Attorney’s concession to certain elements of the crime was not an admission of guilt
By Todd Nelson
BridgeTower Media Newswires
MINNEAPOLIS, MN — An Owatonna man convicted of sexually assaulting two underage girls won’t get a new trial because his attorney’s concession to certain elements of the crimes was not an admission of the defendant’s guilt, the Minnesota Supreme Court ruled in reversing a Court of Appeals decision.
Justin Joseph Huisman alleged that defense counsel conceded his guilt without his consent in admitting that the victims were underage and that Huisman was 26 when the assaults occurred in August 2017.
The District Court found Huisman guilty of first- and third-degree criminal sexual conduct charges.
Huisman had met the victims at an Owatonna park and later took them to his mother’s house nearby, where he was living and where the assaults occurred.

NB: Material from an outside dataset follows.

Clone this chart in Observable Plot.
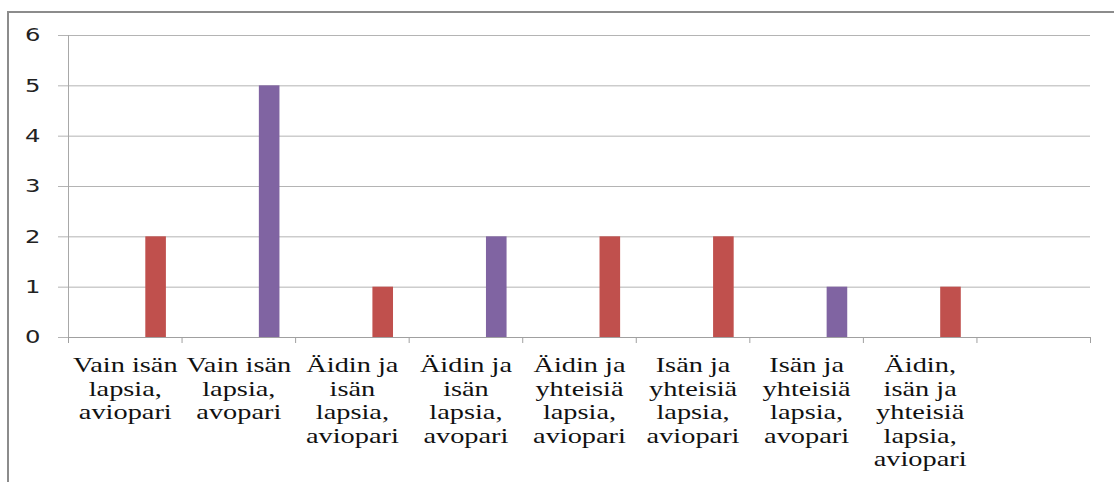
<!DOCTYPE html>
<html>
<head>
<meta charset="utf-8">
<script src="https://cdn.jsdelivr.net/npm/d3@7"></script>
<script src="https://cdn.jsdelivr.net/npm/@observablehq/plot@0.6"></script>
<style>
  html, body { margin: 0; padding: 0; background: #fff; }
  #wrap { position: relative; width: 1114px; height: 482px; overflow: hidden; }
  #border { position: absolute; left: 7px; top: 11px; right: -10px; bottom: -10px;
            border-left: 2px solid #8c8c8c; border-top: 2px solid #8c8c8c; pointer-events: none; }
  svg { display: block; }
  svg text.xlab, svg text.xlab tspan { font-family: "Liberation Serif", "Times New Roman", serif; font-size: 21px; }
  svg text.ylab { font-family: "DejaVu Sans", sans-serif; font-size: 18px; }
</style>
</head>
<body>
<div id="wrap"><div id="border"></div></div>
<script>
// ---- data ----
const categories = [
  "Vain isän\nlapsia,\naviopari",
  "Vain isän\nlapsia,\navopari",
  "Äidin ja\nisän\nlapsia,\naviopari",
  "Äidin ja\nisän\nlapsia,\navopari",
  "Äidin ja\nyhteisiä\nlapsia,\naviopari",
  "Isän ja\nyhteisiä\nlapsia,\naviopari",
  "Isän ja\nyhteisiä\nlapsia,\navopari",
  "Äidin,\nisän ja\nyhteisiä\nlapsia,\naviopari",
  ""
];
const values = [2, 5, 1, 2, 2, 2, 1, 1, null];
const series = ["aviopari", "avopari", "aviopari", "avopari", "aviopari", "aviopari", "avopari", "aviopari", null];
const seriesNames = ["aviopari", "avopari"];
const seriesColors = ["#C0504D", "#8064A2"];
const yTicks = [0, 1, 2, 3, 4, 5, 6];

const rows = categories.map((c, i) => ({category: c, value: values[i], series: series[i]}))
  .filter(d => d.value != null);

// ---- layout ----
const W = 1114, H = 482;
const mL = 68, mR = 24, mT = 35, mB = 145;
const bw = (W - mL - mR) / categories.length;
const gridColor = "#b4b4b4";
const barOffset = 77.3, barWidth = 20.6;
const serifFont = "Liberation Serif, Times New Roman, serif";
const sansFont = "DejaVu Sans, sans-serif";

const chart = Plot.plot({
  width: W, height: H,
  marginLeft: mL, marginRight: mR, marginTop: mT, marginBottom: mB,
  style: {background: "transparent", overflow: "visible"},
  x: {type: "band", domain: categories, padding: 0, round: false, axis: null},
  y: {domain: [0, 6], axis: null},
  color: {domain: seriesNames, range: seriesColors},
  marks: [
    Plot.gridY(yTicks, {stroke: gridColor, strokeOpacity: 1}),
    Plot.axisY(yTicks, {
      tickSize: 10, tickPadding: 18, stroke: gridColor, strokeOpacity: 1,
      fill: "#222", tickFormat: d => String(d), label: null,
      fontFamily: sansFont, fontSize: 18
    }),
    Plot.frame({anchor: "left", stroke: "#a8a8a8"}),
    Plot.axisX(categories, {tickSize: 6, tickFormat: () => "", dx: -bw / 2, stroke: "#a0a0a0", label: null}),
    Plot.axisX([categories[categories.length - 1]], {tickSize: 6, tickFormat: () => "", dx: bw / 2, stroke: "#a0a0a0", label: null}),
    Plot.axisX(categories, {
      tickSize: 0, tickPadding: 18, tickFormat: d => d, fill: "#111",
      lineHeight: 1.12, label: null, fontFamily: serifFont, fontSize: 21
    }),
    Plot.barY(rows, {
      x: "category", y: "value", fill: "series",
      insetLeft: barOffset, insetRight: bw - barOffset - barWidth
    }),
    Plot.ruleY([0], {stroke: "#a0a0a0"})
  ]
});

// fonts and horizontal stretch of the text, as in the reference rendering
const labelTexts = [];
d3.select(chart).selectAll("text").each(function() {
  const txt = this.textContent.trim();
  if (txt === "") return;
  const isY = /^\d+$/.test(txt);
  this.classList.add(isY ? "ylab" : "xlab");
  this.setAttribute("font-family", isY ? sansFont : serifFont);
  this.setAttribute("font-size", isY ? 18 : 21);
  const t = this.getAttribute("transform") || "";
  this.setAttribute("transform", t + " scale(1.35,1)");
  labelTexts.push(this);
});

document.getElementById("wrap").appendChild(chart);

function refreshFonts() {
  for (const el of labelTexts) {
    const isY = el.classList.contains("ylab");
    el.style.fontFamily = isY ? "'DejaVu Sans', sans-serif" : "'Liberation Serif', 'Times New Roman', serif";
    getComputedStyle(el).fontFamily;
    el.getBoundingClientRect();
  }
}
refreshFonts();
if (document.fonts && document.fonts.load) {
  Promise.all([
    document.fonts.load("21px 'Liberation Serif'", "Äidin"),
    document.fonts.load("18px 'DejaVu Sans'", "0123")
  ]).then(refreshFonts, refreshFonts);
}
requestAnimationFrame(refreshFonts);
setTimeout(refreshFonts, 30);
</script>
</body>
</html>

Huisman is incarcerated at the Minnesota Correctional Facility in Stillwater with an anticipated release in August 2030.
Huisman appealed, arguing that his counsel’s concession to some elements of the crimes without his consent amounted to a concession of guilt. The Court of Appeals agreed with Huisman, concluding that he required a new trial.
The Minnesota Supreme Court, however, reversed the Court of Appeals’ ruling and rejected Huisman’s bid for a new trial in an opinion issued on Wednesday.
The Supreme Court, in an opinion written by Justice David Lillehaug, found that the defense did not concede Huisman’s guilt because the elements his counsel admitted concerning the victims’ ages and Huisman’s were undisputed at his trial.
For that matter, Lillehaug wrote, Huisman’s attorney vigorously challenged the one disputed element in the case, that a sexual assault had occurred. The defense argued throughout the trial and during the closing argument that Huisman did not sexually assault the victims, defending “against the state’s strong evidence connecting Huisman to the crime.”
The first-degree charge against Huisman involves three elements: that a sexual assault occurred, that the victim was under 13 and the defendant is more than 36 months older than the victim. The third-degree charge similarly involves three elements: a sexual assault, a victim at least 13 but less than 16 and a defendant who is more than 24 months older than the victim.
The Supreme Court found that the court of appeals erred in reasoning that defense counsel’s concessions amounted to a concession of Huisman’s guilt without his consent. The appeals court based that reasoning on the Supreme Court’s statement in Torres v. State that it reviewed whether counsel in that case had “conceded guilt on any element” of the charges.
The appeals court, Lillehaug wrote, took that statement out of context.
“We observed that the analysis of whether guilt was conceded was, necessarily, based on an analysis of whether elements had been conceded,” Lillehaug wrote of the Torres’ ruling. “We did not say—and clarify today that we did not mean to say—that an unconsented-to concession on any single element necessarily is a concession of guilt. ... Based on the facts of this case, defense counsel’s concessions of fewer than all of the elements was not a concession of guilt.”
The Supreme Court declined Huisman’s invitation announce that as a rule of law, saying it would prevent defense counsel from making what may be appropriate tactical concessions. Justices declined the state’s invitation to announce that only a concession on each and every element of a crime is a concession of guilt.
The Supreme Court also denied Huisman’ alternative argument, that his counsel’s concessions amounted to trial error under the U.S. Supreme Court’s ineffective-assistance test in Strickland v. Washington. That landmark case established that the Sixth Amendment right to counsel means “the right to the effective assistance of counsel.” To claim ineffective assistance, a defendant must show that counsel’s performance fell below an objective standard of reasonableness and that there was a reasonable probability that the result would have been different if counsel had performed adequately.
Huisman met neither prong of the Strickland test, the Supreme Court ruled. The defense counsel’s concessions about undisputed elements were “patently reasonable” and were not prejudicial, with the district court’s conviction relying not on the concessions but on the evidence.
The Supreme Court seems to be trying to take ineffective-assistance claims on a case-by-case basis, University of Minnesota School of law professor David Schultz said.
“What I do find unusual is for them not to take the next step,” Schultz said. “The step they take here is to say you guys got it wrong, you didn’t apply it right. Generally what the court will now say is here’s what we meant and here is the rule going forward so the lower courts know what to do.”
Justices may not have agreed on how to clarify the Torres ruling further.
“From a legal perspective maybe they’re just simply saying that this is a case where we think you got it wrong but we’re not trying to use this decision for precedential value in terms of what the rule actually is,” said Schultz. “So I think it’s a combination of the two, not knowing what the right answer is and just saying in this case, no, you just got it wrong.”
The Huisman decision “is the equivalent of a summary reversal, where the Supreme Court thinks the Court of Appeals has misinterpreted precedent, so (it) steps in with a short quick reversal,” Mitchell Hamline School of Law professor Ted Sampsell-Jones said in an e-mail reply. “They aren't intending to change the law or anything about Strickland.”